#### [YOUR OBJECTIVE]
Scan the material and copy every line in which "this" appears.

#### [PROVIDED DATA]
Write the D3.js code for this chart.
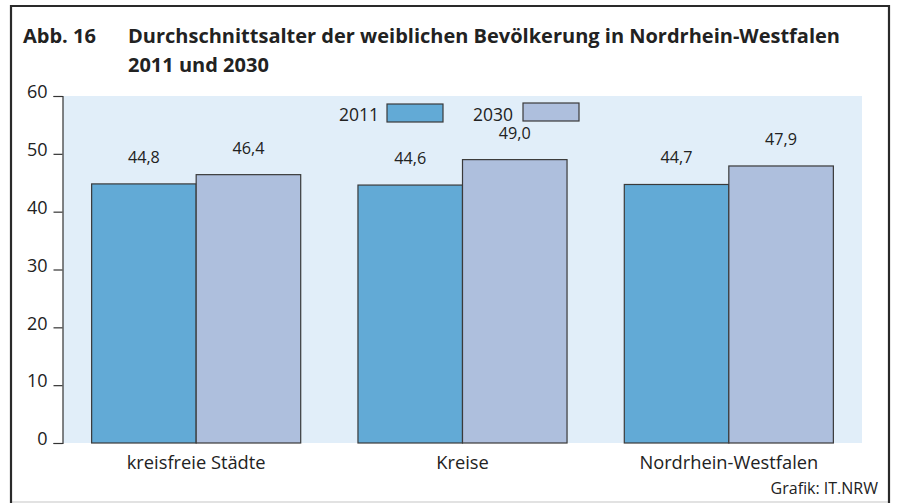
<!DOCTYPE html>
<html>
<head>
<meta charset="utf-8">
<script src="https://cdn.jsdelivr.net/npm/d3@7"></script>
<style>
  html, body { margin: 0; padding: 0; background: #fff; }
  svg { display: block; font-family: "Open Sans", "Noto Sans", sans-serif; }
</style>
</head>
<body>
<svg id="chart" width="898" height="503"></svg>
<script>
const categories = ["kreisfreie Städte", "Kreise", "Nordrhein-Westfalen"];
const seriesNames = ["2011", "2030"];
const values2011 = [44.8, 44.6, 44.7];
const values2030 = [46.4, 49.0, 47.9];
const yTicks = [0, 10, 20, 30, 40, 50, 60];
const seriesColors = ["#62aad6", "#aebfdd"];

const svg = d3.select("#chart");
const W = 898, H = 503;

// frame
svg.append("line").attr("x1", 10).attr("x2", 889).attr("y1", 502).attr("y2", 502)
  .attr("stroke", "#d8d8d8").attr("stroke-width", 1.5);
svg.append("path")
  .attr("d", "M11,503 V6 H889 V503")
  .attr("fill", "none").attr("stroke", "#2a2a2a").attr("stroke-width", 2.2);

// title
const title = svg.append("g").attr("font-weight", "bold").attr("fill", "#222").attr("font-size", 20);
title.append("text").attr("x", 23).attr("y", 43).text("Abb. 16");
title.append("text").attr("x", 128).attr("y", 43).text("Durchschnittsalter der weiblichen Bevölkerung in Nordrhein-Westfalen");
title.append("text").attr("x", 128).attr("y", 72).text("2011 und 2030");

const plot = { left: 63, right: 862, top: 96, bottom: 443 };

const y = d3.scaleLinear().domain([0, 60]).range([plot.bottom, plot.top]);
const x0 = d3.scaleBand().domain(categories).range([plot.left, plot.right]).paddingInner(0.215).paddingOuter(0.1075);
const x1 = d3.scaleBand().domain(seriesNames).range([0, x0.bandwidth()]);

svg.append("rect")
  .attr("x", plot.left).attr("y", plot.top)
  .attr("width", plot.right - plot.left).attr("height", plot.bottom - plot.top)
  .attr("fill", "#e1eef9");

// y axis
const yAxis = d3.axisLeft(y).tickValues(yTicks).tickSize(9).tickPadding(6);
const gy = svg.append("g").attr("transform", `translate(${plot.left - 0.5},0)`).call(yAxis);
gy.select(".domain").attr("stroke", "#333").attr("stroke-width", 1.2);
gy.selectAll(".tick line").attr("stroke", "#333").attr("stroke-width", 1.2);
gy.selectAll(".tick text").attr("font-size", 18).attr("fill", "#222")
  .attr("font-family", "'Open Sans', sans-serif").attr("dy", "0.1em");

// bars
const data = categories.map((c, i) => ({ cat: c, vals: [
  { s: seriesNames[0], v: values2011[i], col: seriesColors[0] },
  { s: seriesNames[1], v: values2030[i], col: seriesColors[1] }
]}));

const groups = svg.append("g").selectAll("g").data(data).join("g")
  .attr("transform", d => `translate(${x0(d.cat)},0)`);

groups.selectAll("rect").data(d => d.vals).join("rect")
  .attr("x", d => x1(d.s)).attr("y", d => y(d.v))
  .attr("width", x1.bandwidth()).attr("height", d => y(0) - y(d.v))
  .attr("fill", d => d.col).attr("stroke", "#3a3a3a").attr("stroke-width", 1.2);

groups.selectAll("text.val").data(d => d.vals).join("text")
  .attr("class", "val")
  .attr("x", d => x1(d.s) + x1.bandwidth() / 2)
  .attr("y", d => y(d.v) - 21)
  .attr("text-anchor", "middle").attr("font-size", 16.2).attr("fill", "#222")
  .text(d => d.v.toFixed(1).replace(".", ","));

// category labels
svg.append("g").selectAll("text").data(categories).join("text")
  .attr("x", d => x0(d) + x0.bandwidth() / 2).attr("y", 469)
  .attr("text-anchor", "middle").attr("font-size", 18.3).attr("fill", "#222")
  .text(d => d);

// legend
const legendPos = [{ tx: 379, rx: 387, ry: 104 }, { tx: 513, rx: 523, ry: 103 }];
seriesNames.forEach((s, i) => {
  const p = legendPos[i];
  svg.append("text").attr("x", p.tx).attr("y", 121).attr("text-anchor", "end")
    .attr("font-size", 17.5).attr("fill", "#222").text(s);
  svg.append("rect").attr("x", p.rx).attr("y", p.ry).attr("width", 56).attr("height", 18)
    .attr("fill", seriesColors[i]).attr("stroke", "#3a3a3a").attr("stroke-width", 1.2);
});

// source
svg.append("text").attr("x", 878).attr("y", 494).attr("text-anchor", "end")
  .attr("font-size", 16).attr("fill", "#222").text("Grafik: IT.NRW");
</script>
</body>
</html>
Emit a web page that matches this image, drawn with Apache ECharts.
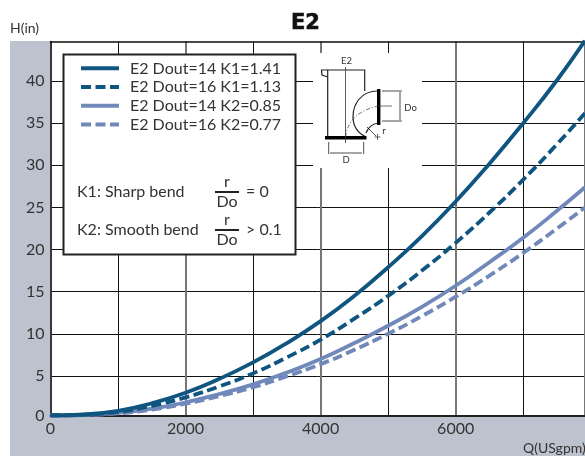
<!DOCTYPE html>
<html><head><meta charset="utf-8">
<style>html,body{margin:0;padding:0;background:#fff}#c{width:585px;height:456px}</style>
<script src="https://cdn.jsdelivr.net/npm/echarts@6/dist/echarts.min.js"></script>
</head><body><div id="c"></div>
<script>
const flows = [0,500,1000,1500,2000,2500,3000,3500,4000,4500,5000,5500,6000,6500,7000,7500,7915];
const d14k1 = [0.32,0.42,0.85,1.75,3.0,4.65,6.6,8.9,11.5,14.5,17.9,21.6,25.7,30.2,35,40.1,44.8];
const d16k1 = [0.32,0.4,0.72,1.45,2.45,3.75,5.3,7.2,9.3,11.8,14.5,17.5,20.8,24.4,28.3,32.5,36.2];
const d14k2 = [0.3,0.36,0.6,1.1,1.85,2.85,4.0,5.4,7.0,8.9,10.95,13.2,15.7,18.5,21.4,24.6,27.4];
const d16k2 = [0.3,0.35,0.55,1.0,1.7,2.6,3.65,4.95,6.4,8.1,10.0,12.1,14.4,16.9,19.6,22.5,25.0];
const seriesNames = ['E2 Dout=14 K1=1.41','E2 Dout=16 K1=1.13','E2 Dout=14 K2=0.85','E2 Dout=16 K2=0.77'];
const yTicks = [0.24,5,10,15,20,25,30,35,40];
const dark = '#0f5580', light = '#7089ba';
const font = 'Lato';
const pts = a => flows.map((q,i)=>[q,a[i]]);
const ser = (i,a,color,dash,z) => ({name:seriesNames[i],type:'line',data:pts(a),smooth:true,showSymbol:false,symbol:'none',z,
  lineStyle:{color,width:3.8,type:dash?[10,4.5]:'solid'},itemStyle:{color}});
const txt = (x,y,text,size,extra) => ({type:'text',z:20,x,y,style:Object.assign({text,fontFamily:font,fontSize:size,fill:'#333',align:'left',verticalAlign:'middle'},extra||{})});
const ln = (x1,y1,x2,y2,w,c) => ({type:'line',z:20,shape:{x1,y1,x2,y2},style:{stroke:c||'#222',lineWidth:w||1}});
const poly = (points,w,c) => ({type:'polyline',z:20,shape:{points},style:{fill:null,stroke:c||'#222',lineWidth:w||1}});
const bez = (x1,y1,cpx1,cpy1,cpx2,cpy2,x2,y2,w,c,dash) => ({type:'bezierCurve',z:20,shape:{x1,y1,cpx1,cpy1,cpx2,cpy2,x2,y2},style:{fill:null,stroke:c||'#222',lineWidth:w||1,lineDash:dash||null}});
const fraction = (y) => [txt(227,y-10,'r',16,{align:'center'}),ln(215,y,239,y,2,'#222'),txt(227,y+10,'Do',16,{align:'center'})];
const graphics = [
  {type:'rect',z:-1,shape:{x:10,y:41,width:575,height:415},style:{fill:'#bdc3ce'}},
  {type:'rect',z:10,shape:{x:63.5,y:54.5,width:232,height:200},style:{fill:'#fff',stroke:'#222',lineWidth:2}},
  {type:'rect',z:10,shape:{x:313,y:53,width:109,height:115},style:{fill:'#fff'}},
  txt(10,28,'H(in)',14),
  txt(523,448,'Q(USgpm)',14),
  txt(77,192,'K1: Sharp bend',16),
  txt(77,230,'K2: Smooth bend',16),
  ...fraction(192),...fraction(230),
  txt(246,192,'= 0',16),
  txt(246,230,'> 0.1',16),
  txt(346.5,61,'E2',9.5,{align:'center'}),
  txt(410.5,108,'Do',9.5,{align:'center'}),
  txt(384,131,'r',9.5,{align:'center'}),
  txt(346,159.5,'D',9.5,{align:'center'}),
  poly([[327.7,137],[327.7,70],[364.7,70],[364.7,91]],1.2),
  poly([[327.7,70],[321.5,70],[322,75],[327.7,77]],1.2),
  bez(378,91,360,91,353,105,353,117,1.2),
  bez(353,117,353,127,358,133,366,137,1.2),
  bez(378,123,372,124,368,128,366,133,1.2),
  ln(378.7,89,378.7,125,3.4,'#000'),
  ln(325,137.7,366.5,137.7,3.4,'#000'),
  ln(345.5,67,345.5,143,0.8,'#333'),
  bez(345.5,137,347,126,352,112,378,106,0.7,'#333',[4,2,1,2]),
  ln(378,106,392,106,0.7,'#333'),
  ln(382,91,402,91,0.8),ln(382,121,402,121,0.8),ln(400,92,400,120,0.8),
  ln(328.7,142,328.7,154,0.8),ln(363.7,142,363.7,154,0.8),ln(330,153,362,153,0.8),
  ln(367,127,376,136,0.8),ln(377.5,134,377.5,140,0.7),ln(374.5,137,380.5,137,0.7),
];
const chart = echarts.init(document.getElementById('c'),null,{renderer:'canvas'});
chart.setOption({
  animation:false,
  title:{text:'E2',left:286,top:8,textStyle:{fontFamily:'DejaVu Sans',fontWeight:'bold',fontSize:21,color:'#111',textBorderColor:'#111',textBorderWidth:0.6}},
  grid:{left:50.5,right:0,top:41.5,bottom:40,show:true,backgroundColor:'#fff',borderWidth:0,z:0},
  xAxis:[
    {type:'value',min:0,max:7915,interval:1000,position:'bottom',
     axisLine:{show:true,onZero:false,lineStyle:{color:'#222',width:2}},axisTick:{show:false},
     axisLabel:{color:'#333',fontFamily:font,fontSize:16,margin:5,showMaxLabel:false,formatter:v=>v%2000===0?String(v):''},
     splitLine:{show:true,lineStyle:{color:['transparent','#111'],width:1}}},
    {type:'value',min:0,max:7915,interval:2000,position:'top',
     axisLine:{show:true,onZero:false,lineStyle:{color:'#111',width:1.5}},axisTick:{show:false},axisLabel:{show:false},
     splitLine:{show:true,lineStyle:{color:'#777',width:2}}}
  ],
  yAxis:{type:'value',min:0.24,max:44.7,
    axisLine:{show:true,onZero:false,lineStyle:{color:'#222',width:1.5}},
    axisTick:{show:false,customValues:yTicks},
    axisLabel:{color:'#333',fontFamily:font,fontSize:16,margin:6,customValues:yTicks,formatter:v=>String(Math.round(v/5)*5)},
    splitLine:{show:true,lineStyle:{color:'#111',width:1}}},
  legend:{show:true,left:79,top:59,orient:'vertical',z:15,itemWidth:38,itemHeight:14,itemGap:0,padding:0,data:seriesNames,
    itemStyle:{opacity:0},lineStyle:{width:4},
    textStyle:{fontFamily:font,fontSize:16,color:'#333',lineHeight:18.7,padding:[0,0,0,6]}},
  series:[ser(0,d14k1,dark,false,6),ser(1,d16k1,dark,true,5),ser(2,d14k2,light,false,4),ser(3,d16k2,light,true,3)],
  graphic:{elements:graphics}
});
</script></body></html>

#### [TASK ANSWER]
Write the D3.js code for this chart.
Emit a web page that matches this image, drawn with Apache ECharts.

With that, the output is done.